Insight
Early explorations focused on existing spatial audio toolchains, including ICST Ambisonics Tools in Max/MSP, which offer powerful higher-order Ambisonics processing and precise 3D sound field control.
While these tools perform well in controlled or stationary listening scenarios, they proved difficult to integrate into environments with mobile listeners. Maintaining accurate spatial perception required repositioning the entire sound field relative to the listener, introducing significant computational overhead and latency during movement.
This exploration revealed a fundamental limitation: many spatial audio systems prioritize sound field representation over listener mobility. Accurate spatial rendering breaks down not because of audio algorithms, but because listener position cannot be updated reliably and continuously in real space.
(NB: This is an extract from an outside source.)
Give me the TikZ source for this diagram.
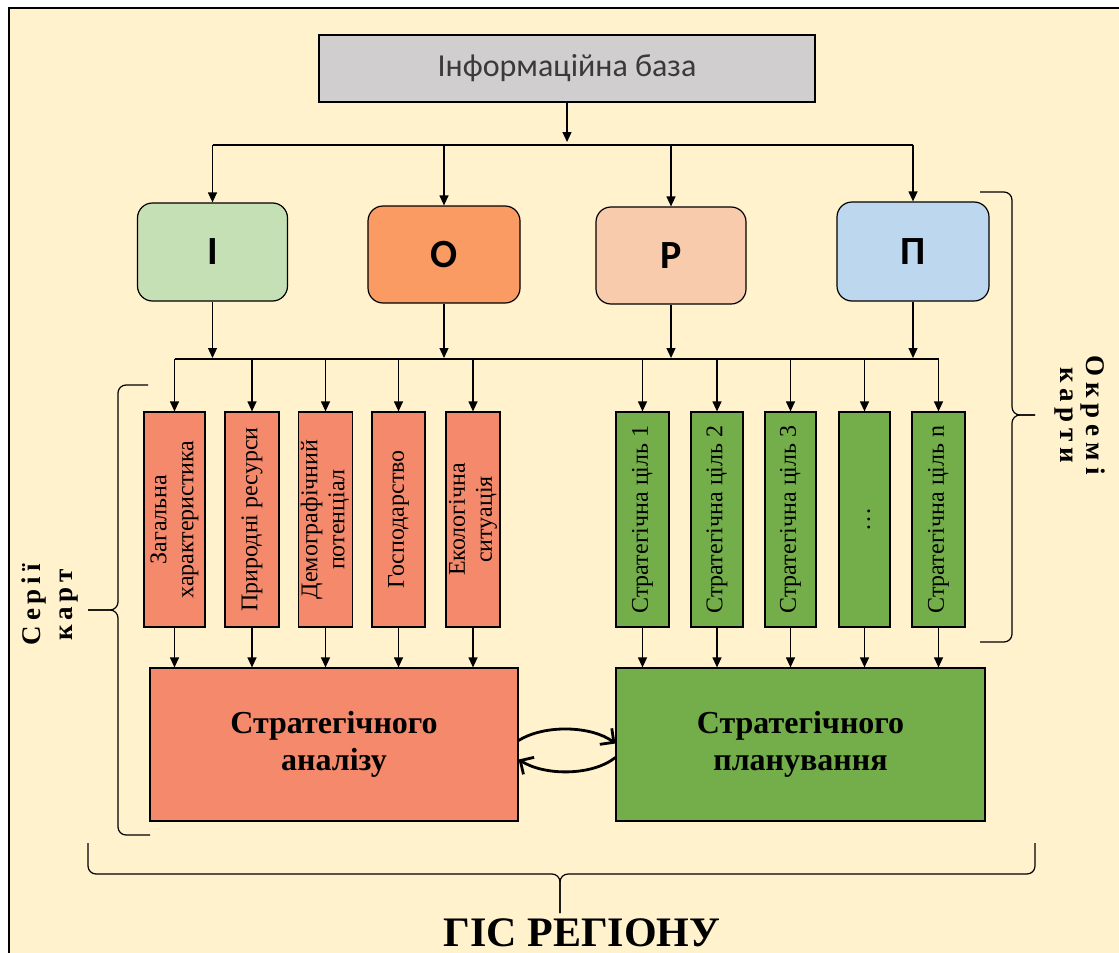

From this, it became clear that spatial audio quality depends as much on tracking infrastructure as on rendering techniques. A system designed around precise, low-latency positional tracking, rather than camera-based or stationary assumptions, was necessary to support large, walkable environments.
Solution
Position Tracking
The system uses UWB anchors arranged in a triangulation setup and wearable UWB tags controlled by microcontrollers. By calculating signal time-of-flight, the system continuously estimates listener position with high precision across spaces up to tens of meters.

Data Transmission
Listener position data is transmitted wirelessly to Unity using an optimized UDP protocol. Data packets are minimized and update intervals tightly controlled to maintain low latency and stable real-time performance during movement.

Spatial Audio Rendering
Unity and Steam Audio are used to render object-based spatial sound with dynamic listener positioning. As the listener moves, spatial parameters such as direction, distance, and room effects are recalculated in real time using HRTF-based binaural rendering.
Scalable Spatial Design
Sound sources are distributed as independent objects within the virtual scene, allowing flexible spatial composition. The system scales from small rooms to large environments, supporting multi-zone layouts and complex spatial narratives.
Outcome
The framework was tested across rooms of increasing size, demonstrating significantly improved spatial clarity and immersion in larger environments. Users reported a strong and intuitive connection between physical movement and perceived sound location.